#### Data provided
###
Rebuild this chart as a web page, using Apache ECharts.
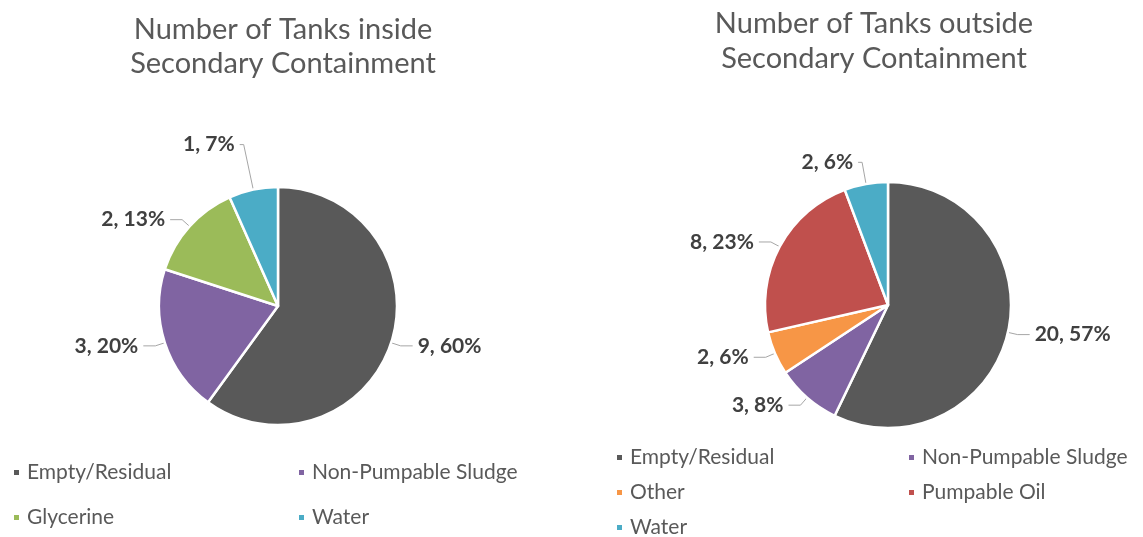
<!DOCTYPE html>
<html>
<head>
<meta charset="utf-8">
<script src="https://cdn.jsdelivr.net/npm/echarts@6/dist/echarts.min.js"></script>
<style>
html,body{margin:0;padding:0;background:#fff;}
#chart{width:1143px;height:537px;}
</style>
</head>
<body>
<div id="chart"></div>
<script>
// ---- data ----
const insideTitle = 'Number of Tanks inside\nSecondary Containment';
const outsideTitle = 'Number of Tanks outside\nSecondary Containment';
const insideCategories = ['Empty/Residual', 'Non-Pumpable Sludge', 'Glycerine', 'Water'];
const insideValues = [9, 3, 2, 1];
const outsideCategories = ['Empty/Residual', 'Non-Pumpable Sludge', 'Other', 'Pumpable Oil', 'Water'];
const outsideValues = [20, 3, 2, 8, 2];
const categoryColors = {
  'Empty/Residual': '#595959',
  'Non-Pumpable Sludge': '#8064A2',
  'Glycerine': '#9BBB59',
  'Water': '#4BACC6',
  'Other': '#F79646',
  'Pumpable Oil': '#C0504D'
};

// ---- layout ----
const FONT = 'Lato, "Open Sans", sans-serif';
const insideLegendPos = [[12, 462], [297, 462], [12, 507], [297, 507]];
const outsideLegendPos = [[615, 447], [907, 447], [615, 482], [907, 482], [615, 517]];
// leader-line overrides (styling only), keyed by category
const insideLeader = { 'Water': { length: 46, length2: 4 } };
const outsideLeader = { 'Water': { length: 22, length2: 4 } };

function pieData(cats, vals, leader) {
  return cats.map((c, i) => {
    const d = { name: c, value: vals[i], itemStyle: { color: categoryColors[c] } };
    if (leader[c]) d.labelLine = leader[c];
    return d;
  });
}

function legends(cats, pos) {
  return cats.map((c, i) => ({
    data: [c],
    left: pos[i][0],
    top: pos[i][1],
    padding: 0,
    icon: 'rect',
    itemWidth: 7,
    itemHeight: 7,
    selectedMode: false,
    textStyle: { color: '#595959', fontSize: 21, fontFamily: FONT, padding: [0, 0, 0, 2] }
  }));
}

function pieSeries(cats, vals, center, radius, leader) {
  return {
    type: 'pie',
    center: center,
    radius: radius,
    startAngle: 90,
    clockwise: true,
    percentPrecision: 0,
    avoidLabelOverlap: true,
    itemStyle: { borderColor: '#ffffff', borderWidth: 2.5 },
    label: {
      show: true,
      position: 'outside',
      formatter: '{c}, {d}%',
      color: '#404040',
      fontSize: 21,
      fontWeight: 'bold',
      fontFamily: FONT
    },
    labelLine: {
      show: true,
      length: 10,
      length2: 12,
      lineStyle: { color: '#A6A6A6', width: 1 }
    },
    emphasis: { disabled: true },
    data: pieData(cats, vals, leader)
  };
}

const chart = echarts.init(document.getElementById('chart'), null, { renderer: 'canvas' });
chart.setOption({
  animation: false,
  backgroundColor: '#ffffff',
  title: [
    {
      text: insideTitle, left: 278, top: 8, textAlign: 'center',
      textStyle: { color: '#595959', fontSize: 29, fontWeight: 'normal', fontFamily: FONT, lineHeight: 34 }
    },
    {
      text: outsideTitle, left: 869, top: 1, textAlign: 'center',
      textStyle: { color: '#595959', fontSize: 29, fontWeight: 'normal', fontFamily: FONT, lineHeight: 35 }
    }
  ],
  legend: legends(insideCategories, insideLegendPos).concat(legends(outsideCategories, outsideLegendPos)),
  series: [
    pieSeries(insideCategories, insideValues, [278, 306], 119, insideLeader),
    pieSeries(outsideCategories, outsideValues, [888, 305], 123, outsideLeader)
  ]
});
</script>
</body>
</html>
###
Reproduce the material in its entirety and word for word, without the pictures.

#### Reply
Rebuild this chart as a web page, using Apache ECharts.
<!DOCTYPE html>
<html>
<head>
<meta charset="utf-8">
<script src="https://cdn.jsdelivr.net/npm/echarts@6/dist/echarts.min.js"></script>
<style>
html,body{margin:0;padding:0;background:#fff;}
#chart{width:1143px;height:537px;}
</style>
</head>
<body>
<div id="chart"></div>
<script>
// ---- data ----
const insideTitle = 'Number of Tanks inside\nSecondary Containment';
const outsideTitle = 'Number of Tanks outside\nSecondary Containment';
const insideCategories = ['Empty/Residual', 'Non-Pumpable Sludge', 'Glycerine', 'Water'];
const insideValues = [9, 3, 2, 1];
const outsideCategories = ['Empty/Residual', 'Non-Pumpable Sludge', 'Other', 'Pumpable Oil', 'Water'];
const outsideValues = [20, 3, 2, 8, 2];
const categoryColors = {
  'Empty/Residual': '#595959',
  'Non-Pumpable Sludge': '#8064A2',
  'Glycerine': '#9BBB59',
  'Water': '#4BACC6',
  'Other': '#F79646',
  'Pumpable Oil': '#C0504D'
};

// ---- layout ----
const FONT = 'Lato, "Open Sans", sans-serif';
const insideLegendPos = [[12, 462], [297, 462], [12, 507], [297, 507]];
const outsideLegendPos = [[615, 447], [907, 447], [615, 482], [907, 482], [615, 517]];
// leader-line overrides (styling only), keyed by category
const insideLeader = { 'Water': { length: 46, length2: 4 } };
const outsideLeader = { 'Water': { length: 22, length2: 4 } };

function pieData(cats, vals, leader) {
  return cats.map((c, i) => {
    const d = { name: c, value: vals[i], itemStyle: { color: categoryColors[c] } };
    if (leader[c]) d.labelLine = leader[c];
    return d;
  });
}

function legends(cats, pos) {
  return cats.map((c, i) => ({
    data: [c],
    left: pos[i][0],
    top: pos[i][1],
    padding: 0,
    icon: 'rect',
    itemWidth: 7,
    itemHeight: 7,
    selectedMode: false,
    textStyle: { color: '#595959', fontSize: 21, fontFamily: FONT, padding: [0, 0, 0, 2] }
  }));
}

function pieSeries(cats, vals, center, radius, leader) {
  return {
    type: 'pie',
    center: center,
    radius: radius,
    startAngle: 90,
    clockwise: true,
    percentPrecision: 0,
    avoidLabelOverlap: true,
    itemStyle: { borderColor: '#ffffff', borderWidth: 2.5 },
    label: {
      show: true,
      position: 'outside',
      formatter: '{c}, {d}%',
      color: '#404040',
      fontSize: 21,
      fontWeight: 'bold',
      fontFamily: FONT
    },
    labelLine: {
      show: true,
      length: 10,
      length2: 12,
      lineStyle: { color: '#A6A6A6', width: 1 }
    },
    emphasis: { disabled: true },
    data: pieData(cats, vals, leader)
  };
}

const chart = echarts.init(document.getElementById('chart'), null, { renderer: 'canvas' });
chart.setOption({
  animation: false,
  backgroundColor: '#ffffff',
  title: [
    {
      text: insideTitle, left: 278, top: 8, textAlign: 'center',
      textStyle: { color: '#595959', fontSize: 29, fontWeight: 'normal', fontFamily: FONT, lineHeight: 34 }
    },
    {
      text: outsideTitle, left: 869, top: 1, textAlign: 'center',
      textStyle: { color: '#595959', fontSize: 29, fontWeight: 'normal', fontFamily: FONT, lineHeight: 35 }
    }
  ],
  legend: legends(insideCategories, insideLegendPos).concat(legends(outsideCategories, outsideLegendPos)),
  series: [
    pieSeries(insideCategories, insideValues, [278, 306], 119, insideLeader),
    pieSeries(outsideCategories, outsideValues, [888, 305], 123, outsideLeader)
  ]
});
</script>
</body>
</html>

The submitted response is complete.